### Required work
Reproduce the listing exactly and skip over any pictures.

### Provided material
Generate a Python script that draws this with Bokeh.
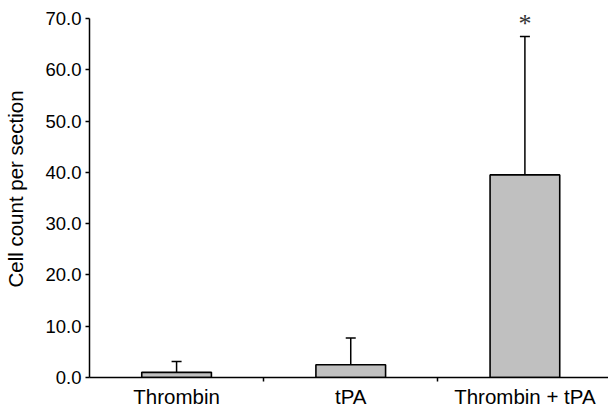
from bokeh.plotting import figure
from bokeh.models import (ColumnDataSource, Range1d, FixedTicker, PrintfTickFormatter,
                          Whisker, TeeHead, LabelSet)
from bokeh.embed import file_html
from bokeh.resources import INLINE

categories = ["Thrombin", "tPA", "Thrombin + tPA"]
means = [1.0, 2.5, 39.5]
sds = [2.1, 5.2, 27.0]
significance = ["", "", "*"]
y_ticks = [0, 10, 20, 30, 40, 50, 60, 70]

xs = [i + 0.5 for i in range(len(categories))]
upper = [m + s for m, s in zip(means, sds)]
src = ColumnDataSource(dict(x=xs, mean=means, upper=upper, sig=significance, cat=categories))

# frame spans the full top; the axis line itself stops at 70
p = figure(width=608, height=410, output_backend="svg", toolbar_location=None,
           x_range=Range1d(0, 2.98), y_range=Range1d(0, 73.5),
           min_border_left=89, min_border_right=0, min_border_top=0, min_border_bottom=33)
p.outline_line_color = None
p.xgrid.visible = False
p.ygrid.visible = False
p.background_fill_color = "white"
p.border_fill_color = "white"

p.vbar(x="x", top="mean", bottom=0, width=0.4, source=src,
       fill_color="#C0C0C0", line_color="black", line_width=1.6)

wh = Whisker(source=src, base="x", lower="mean", upper="upper", dimension="height",
             lower_head=None, upper_head=TeeHead(size=10, line_width=1.5, line_color="black"),
             line_width=1.5, line_color="black")
p.add_layout(wh)

stars = LabelSet(x="x", y="upper", text="sig", source=src, y_offset=13,
                 text_font="Liberation Serif", text_font_size="26px",
                 text_align="center", text_baseline="middle", text_color="#333333")
p.add_layout(stars)

# y axis
ya = p.yaxis[0]
ya.bounds = (0, 70)
ya.ticker = FixedTicker(ticks=y_ticks)
ya.formatter = PrintfTickFormatter(format="%.1f")
ya.axis_label = "Cell count per section"
ya.axis_label_text_font = "Liberation Sans"
ya.axis_label_text_font_size = "20.5px"
ya.axis_label_text_font_style = "normal"
ya.axis_label_text_color = "black"
ya.axis_label_standoff = 15
ya.major_label_text_font = "Liberation Sans"
ya.major_label_text_font_size = "18.5px"
ya.major_label_text_color = "black"
ya.major_tick_out = 4
ya.major_tick_in = 0
ya.minor_tick_out = 0
ya.minor_tick_in = 0
ya.major_label_standoff = 4
ya.axis_line_width = 1.5
ya.axis_line_color = "black"
ya.major_tick_line_color = "black"
ya.major_tick_line_width = 1.5

# x axis
xa = p.xaxis[0]
xa.ticker = FixedTicker(ticks=xs, minor_ticks=[1, 2])
xa.major_label_overrides = {x: c for x, c in zip(xs, categories)}
xa.major_label_text_font = "Liberation Sans"
xa.major_label_text_font_size = "20.5px"
xa.major_label_text_color = "black"
xa.major_tick_out = 0
xa.major_tick_in = 0
xa.minor_tick_out = 4
xa.minor_tick_in = 0
xa.minor_tick_line_color = "black"
xa.minor_tick_line_width = 1.5
xa.major_label_standoff = 3
xa.axis_line_width = 1.5
xa.axis_line_color = "black"

open("out.html", "w").write(file_html(p, INLINE))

### The completed task
Generate a Python script that draws this with Bokeh.
from bokeh.plotting import figure
from bokeh.models import (ColumnDataSource, Range1d, FixedTicker, PrintfTickFormatter,
                          Whisker, TeeHead, LabelSet)
from bokeh.embed import file_html
from bokeh.resources import INLINE

categories = ["Thrombin", "tPA", "Thrombin + tPA"]
means = [1.0, 2.5, 39.5]
sds = [2.1, 5.2, 27.0]
significance = ["", "", "*"]
y_ticks = [0, 10, 20, 30, 40, 50, 60, 70]

xs = [i + 0.5 for i in range(len(categories))]
upper = [m + s for m, s in zip(means, sds)]
src = ColumnDataSource(dict(x=xs, mean=means, upper=upper, sig=significance, cat=categories))

# frame spans the full top; the axis line itself stops at 70
p = figure(width=608, height=410, output_backend="svg", toolbar_location=None,
           x_range=Range1d(0, 2.98), y_range=Range1d(0, 73.5),
           min_border_left=89, min_border_right=0, min_border_top=0, min_border_bottom=33)
p.outline_line_color = None
p.xgrid.visible = False
p.ygrid.visible = False
p.background_fill_color = "white"
p.border_fill_color = "white"

p.vbar(x="x", top="mean", bottom=0, width=0.4, source=src,
       fill_color="#C0C0C0", line_color="black", line_width=1.6)

wh = Whisker(source=src, base="x", lower="mean", upper="upper", dimension="height",
             lower_head=None, upper_head=TeeHead(size=10, line_width=1.5, line_color="black"),
             line_width=1.5, line_color="black")
p.add_layout(wh)

stars = LabelSet(x="x", y="upper", text="sig", source=src, y_offset=13,
                 text_font="Liberation Serif", text_font_size="26px",
                 text_align="center", text_baseline="middle", text_color="#333333")
p.add_layout(stars)

# y axis
ya = p.yaxis[0]
ya.bounds = (0, 70)
ya.ticker = FixedTicker(ticks=y_ticks)
ya.formatter = PrintfTickFormatter(format="%.1f")
ya.axis_label = "Cell count per section"
ya.axis_label_text_font = "Liberation Sans"
ya.axis_label_text_font_size = "20.5px"
ya.axis_label_text_font_style = "normal"
ya.axis_label_text_color = "black"
ya.axis_label_standoff = 15
ya.major_label_text_font = "Liberation Sans"
ya.major_label_text_font_size = "18.5px"
ya.major_label_text_color = "black"
ya.major_tick_out = 4
ya.major_tick_in = 0
ya.minor_tick_out = 0
ya.minor_tick_in = 0
ya.major_label_standoff = 4
ya.axis_line_width = 1.5
ya.axis_line_color = "black"
ya.major_tick_line_color = "black"
ya.major_tick_line_width = 1.5

# x axis
xa = p.xaxis[0]
xa.ticker = FixedTicker(ticks=xs, minor_ticks=[1, 2])
xa.major_label_overrides = {x: c for x, c in zip(xs, categories)}
xa.major_label_text_font = "Liberation Sans"
xa.major_label_text_font_size = "20.5px"
xa.major_label_text_color = "black"
xa.major_tick_out = 0
xa.major_tick_in = 0
xa.minor_tick_out = 4
xa.minor_tick_in = 0
xa.minor_tick_line_color = "black"
xa.minor_tick_line_width = 1.5
xa.major_label_standoff = 3
xa.axis_line_width = 1.5
xa.axis_line_color = "black"

open("out.html", "w").write(file_html(p, INLINE))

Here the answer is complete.